> WHAT TO WORK ON: Images excluded, repeat each entry below exactly.
"""
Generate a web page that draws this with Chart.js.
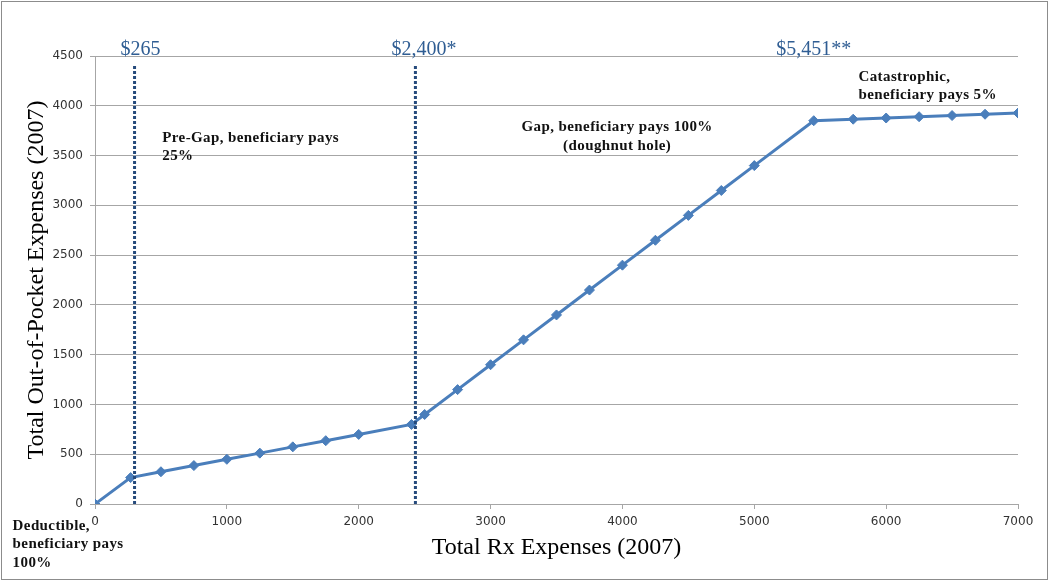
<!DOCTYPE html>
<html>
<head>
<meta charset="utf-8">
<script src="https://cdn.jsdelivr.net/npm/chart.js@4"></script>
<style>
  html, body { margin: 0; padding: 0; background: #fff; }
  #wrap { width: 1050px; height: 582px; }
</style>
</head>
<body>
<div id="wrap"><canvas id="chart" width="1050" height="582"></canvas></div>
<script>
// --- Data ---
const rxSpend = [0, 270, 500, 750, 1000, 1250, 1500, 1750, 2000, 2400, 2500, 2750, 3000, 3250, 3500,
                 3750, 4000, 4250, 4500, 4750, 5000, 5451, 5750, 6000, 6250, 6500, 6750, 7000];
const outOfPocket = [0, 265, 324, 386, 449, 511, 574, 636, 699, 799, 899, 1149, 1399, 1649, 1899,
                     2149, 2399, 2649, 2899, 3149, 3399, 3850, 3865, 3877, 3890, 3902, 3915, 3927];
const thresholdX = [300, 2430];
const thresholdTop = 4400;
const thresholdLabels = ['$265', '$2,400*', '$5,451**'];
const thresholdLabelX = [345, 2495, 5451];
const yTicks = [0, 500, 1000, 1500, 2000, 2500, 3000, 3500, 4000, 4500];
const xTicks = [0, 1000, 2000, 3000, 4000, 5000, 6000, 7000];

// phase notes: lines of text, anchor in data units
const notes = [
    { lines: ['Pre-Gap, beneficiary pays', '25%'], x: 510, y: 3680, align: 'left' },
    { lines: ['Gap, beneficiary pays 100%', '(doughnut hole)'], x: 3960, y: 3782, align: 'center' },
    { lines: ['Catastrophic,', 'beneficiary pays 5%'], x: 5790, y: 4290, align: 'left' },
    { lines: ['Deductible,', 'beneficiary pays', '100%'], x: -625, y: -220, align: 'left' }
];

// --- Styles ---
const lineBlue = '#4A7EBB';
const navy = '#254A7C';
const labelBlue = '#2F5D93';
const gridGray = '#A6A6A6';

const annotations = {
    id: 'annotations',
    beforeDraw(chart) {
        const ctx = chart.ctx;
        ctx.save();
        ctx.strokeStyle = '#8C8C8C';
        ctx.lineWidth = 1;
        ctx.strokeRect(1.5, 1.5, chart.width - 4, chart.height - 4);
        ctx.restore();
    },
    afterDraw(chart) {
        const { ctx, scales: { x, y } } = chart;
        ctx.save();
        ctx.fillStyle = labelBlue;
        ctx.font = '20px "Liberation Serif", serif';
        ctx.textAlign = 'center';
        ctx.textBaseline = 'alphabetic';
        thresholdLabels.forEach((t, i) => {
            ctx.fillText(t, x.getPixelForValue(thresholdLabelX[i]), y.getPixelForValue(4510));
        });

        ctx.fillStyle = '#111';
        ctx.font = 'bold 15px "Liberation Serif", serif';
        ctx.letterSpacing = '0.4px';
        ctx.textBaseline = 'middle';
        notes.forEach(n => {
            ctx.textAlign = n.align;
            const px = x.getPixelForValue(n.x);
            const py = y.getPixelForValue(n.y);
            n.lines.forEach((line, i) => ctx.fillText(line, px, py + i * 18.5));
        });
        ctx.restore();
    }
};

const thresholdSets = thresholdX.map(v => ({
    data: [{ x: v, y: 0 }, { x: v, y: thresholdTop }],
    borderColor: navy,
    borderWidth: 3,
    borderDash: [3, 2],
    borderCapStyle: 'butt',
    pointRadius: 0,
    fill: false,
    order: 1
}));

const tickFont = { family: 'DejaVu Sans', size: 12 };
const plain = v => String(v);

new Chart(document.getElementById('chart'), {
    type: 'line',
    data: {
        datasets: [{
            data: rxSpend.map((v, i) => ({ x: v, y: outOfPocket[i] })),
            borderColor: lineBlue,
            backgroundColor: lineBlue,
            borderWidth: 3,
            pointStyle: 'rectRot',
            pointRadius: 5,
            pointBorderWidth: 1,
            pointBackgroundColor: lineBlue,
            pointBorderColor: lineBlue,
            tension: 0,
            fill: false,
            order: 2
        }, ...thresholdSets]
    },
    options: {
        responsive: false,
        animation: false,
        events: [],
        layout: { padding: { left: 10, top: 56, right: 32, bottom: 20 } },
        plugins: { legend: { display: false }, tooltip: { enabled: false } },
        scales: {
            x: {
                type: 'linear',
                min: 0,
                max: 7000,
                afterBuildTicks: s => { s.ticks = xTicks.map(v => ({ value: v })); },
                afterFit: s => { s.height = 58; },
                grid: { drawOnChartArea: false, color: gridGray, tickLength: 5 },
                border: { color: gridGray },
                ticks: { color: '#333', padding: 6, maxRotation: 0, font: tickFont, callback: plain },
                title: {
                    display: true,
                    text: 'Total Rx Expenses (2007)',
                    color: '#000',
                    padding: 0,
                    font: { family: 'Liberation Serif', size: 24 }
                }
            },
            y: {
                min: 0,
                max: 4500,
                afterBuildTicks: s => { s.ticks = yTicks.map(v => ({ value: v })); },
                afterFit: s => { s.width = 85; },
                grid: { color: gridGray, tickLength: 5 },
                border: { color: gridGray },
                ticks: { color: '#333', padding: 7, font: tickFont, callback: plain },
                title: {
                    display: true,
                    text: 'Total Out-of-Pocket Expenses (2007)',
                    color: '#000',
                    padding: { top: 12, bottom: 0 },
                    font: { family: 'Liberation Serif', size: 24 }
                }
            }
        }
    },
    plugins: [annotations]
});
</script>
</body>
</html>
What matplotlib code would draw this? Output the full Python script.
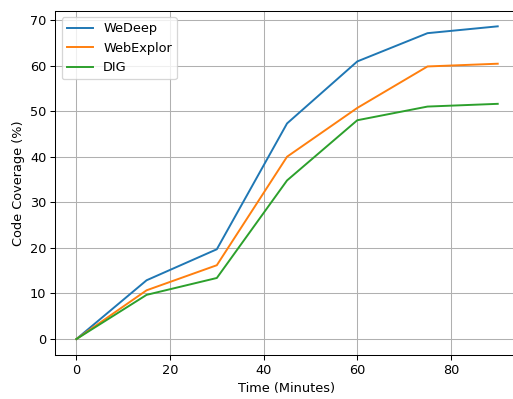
"""
> ANSWER TO THE EXERCISE:
Generate a web page that draws this with Chart.js.
<!DOCTYPE html>
<html>
<head>
<meta charset="utf-8">
<script src="https://cdn.jsdelivr.net/npm/chart.js@4"></script>
<style>
  html, body { margin: 0; padding: 0; background: #fff; }
  #wrap { width: 1050px; height: 582px; }
</style>
</head>
<body>
<div id="wrap"><canvas id="chart" width="1050" height="582"></canvas></div>
<script>
// --- Data ---
const rxSpend = [0, 270, 500, 750, 1000, 1250, 1500, 1750, 2000, 2400, 2500, 2750, 3000, 3250, 3500,
                 3750, 4000, 4250, 4500, 4750, 5000, 5451, 5750, 6000, 6250, 6500, 6750, 7000];
const outOfPocket = [0, 265, 324, 386, 449, 511, 574, 636, 699, 799, 899, 1149, 1399, 1649, 1899,
                     2149, 2399, 2649, 2899, 3149, 3399, 3850, 3865, 3877, 3890, 3902, 3915, 3927];
const thresholdX = [300, 2430];
const thresholdTop = 4400;
const thresholdLabels = ['$265', '$2,400*', '$5,451**'];
const thresholdLabelX = [345, 2495, 5451];
const yTicks = [0, 500, 1000, 1500, 2000, 2500, 3000, 3500, 4000, 4500];
const xTicks = [0, 1000, 2000, 3000, 4000, 5000, 6000, 7000];

// phase notes: lines of text, anchor in data units
const notes = [
    { lines: ['Pre-Gap, beneficiary pays', '25%'], x: 510, y: 3680, align: 'left' },
    { lines: ['Gap, beneficiary pays 100%', '(doughnut hole)'], x: 3960, y: 3782, align: 'center' },
    { lines: ['Catastrophic,', 'beneficiary pays 5%'], x: 5790, y: 4290, align: 'left' },
    { lines: ['Deductible,', 'beneficiary pays', '100%'], x: -625, y: -220, align: 'left' }
];

// --- Styles ---
const lineBlue = '#4A7EBB';
const navy = '#254A7C';
const labelBlue = '#2F5D93';
const gridGray = '#A6A6A6';

const annotations = {
    id: 'annotations',
    beforeDraw(chart) {
        const ctx = chart.ctx;
        ctx.save();
        ctx.strokeStyle = '#8C8C8C';
        ctx.lineWidth = 1;
        ctx.strokeRect(1.5, 1.5, chart.width - 4, chart.height - 4);
        ctx.restore();
    },
    afterDraw(chart) {
        const { ctx, scales: { x, y } } = chart;
        ctx.save();
        ctx.fillStyle = labelBlue;
        ctx.font = '20px "Liberation Serif", serif';
        ctx.textAlign = 'center';
        ctx.textBaseline = 'alphabetic';
        thresholdLabels.forEach((t, i) => {
            ctx.fillText(t, x.getPixelForValue(thresholdLabelX[i]), y.getPixelForValue(4510));
        });

        ctx.fillStyle = '#111';
        ctx.font = 'bold 15px "Liberation Serif", serif';
        ctx.letterSpacing = '0.4px';
        ctx.textBaseline = 'middle';
        notes.forEach(n => {
            ctx.textAlign = n.align;
            const px = x.getPixelForValue(n.x);
            const py = y.getPixelForValue(n.y);
            n.lines.forEach((line, i) => ctx.fillText(line, px, py + i * 18.5));
        });
        ctx.restore();
    }
};

const thresholdSets = thresholdX.map(v => ({
    data: [{ x: v, y: 0 }, { x: v, y: thresholdTop }],
    borderColor: navy,
    borderWidth: 3,
    borderDash: [3, 2],
    borderCapStyle: 'butt',
    pointRadius: 0,
    fill: false,
    order: 1
}));

const tickFont = { family: 'DejaVu Sans', size: 12 };
const plain = v => String(v);

new Chart(document.getElementById('chart'), {
    type: 'line',
    data: {
        datasets: [{
            data: rxSpend.map((v, i) => ({ x: v, y: outOfPocket[i] })),
            borderColor: lineBlue,
            backgroundColor: lineBlue,
            borderWidth: 3,
            pointStyle: 'rectRot',
            pointRadius: 5,
            pointBorderWidth: 1,
            pointBackgroundColor: lineBlue,
            pointBorderColor: lineBlue,
            tension: 0,
            fill: false,
            order: 2
        }, ...thresholdSets]
    },
    options: {
        responsive: false,
        animation: false,
        events: [],
        layout: { padding: { left: 10, top: 56, right: 32, bottom: 20 } },
        plugins: { legend: { display: false }, tooltip: { enabled: false } },
        scales: {
            x: {
                type: 'linear',
                min: 0,
                max: 7000,
                afterBuildTicks: s => { s.ticks = xTicks.map(v => ({ value: v })); },
                afterFit: s => { s.height = 58; },
                grid: { drawOnChartArea: false, color: gridGray, tickLength: 5 },
                border: { color: gridGray },
                ticks: { color: '#333', padding: 6, maxRotation: 0, font: tickFont, callback: plain },
                title: {
                    display: true,
                    text: 'Total Rx Expenses (2007)',
                    color: '#000',
                    padding: 0,
                    font: { family: 'Liberation Serif', size: 24 }
                }
            },
            y: {
                min: 0,
                max: 4500,
                afterBuildTicks: s => { s.ticks = yTicks.map(v => ({ value: v })); },
                afterFit: s => { s.width = 85; },
                grid: { color: gridGray, tickLength: 5 },
                border: { color: gridGray },
                ticks: { color: '#333', padding: 7, font: tickFont, callback: plain },
                title: {
                    display: true,
                    text: 'Total Out-of-Pocket Expenses (2007)',
                    color: '#000',
                    padding: { top: 12, bottom: 0 },
                    font: { family: 'Liberation Serif', size: 24 }
                }
            }
        }
    },
    plugins: [annotations]
});
</script>
</body>
</html>
What matplotlib code would draw this? Output the full Python script.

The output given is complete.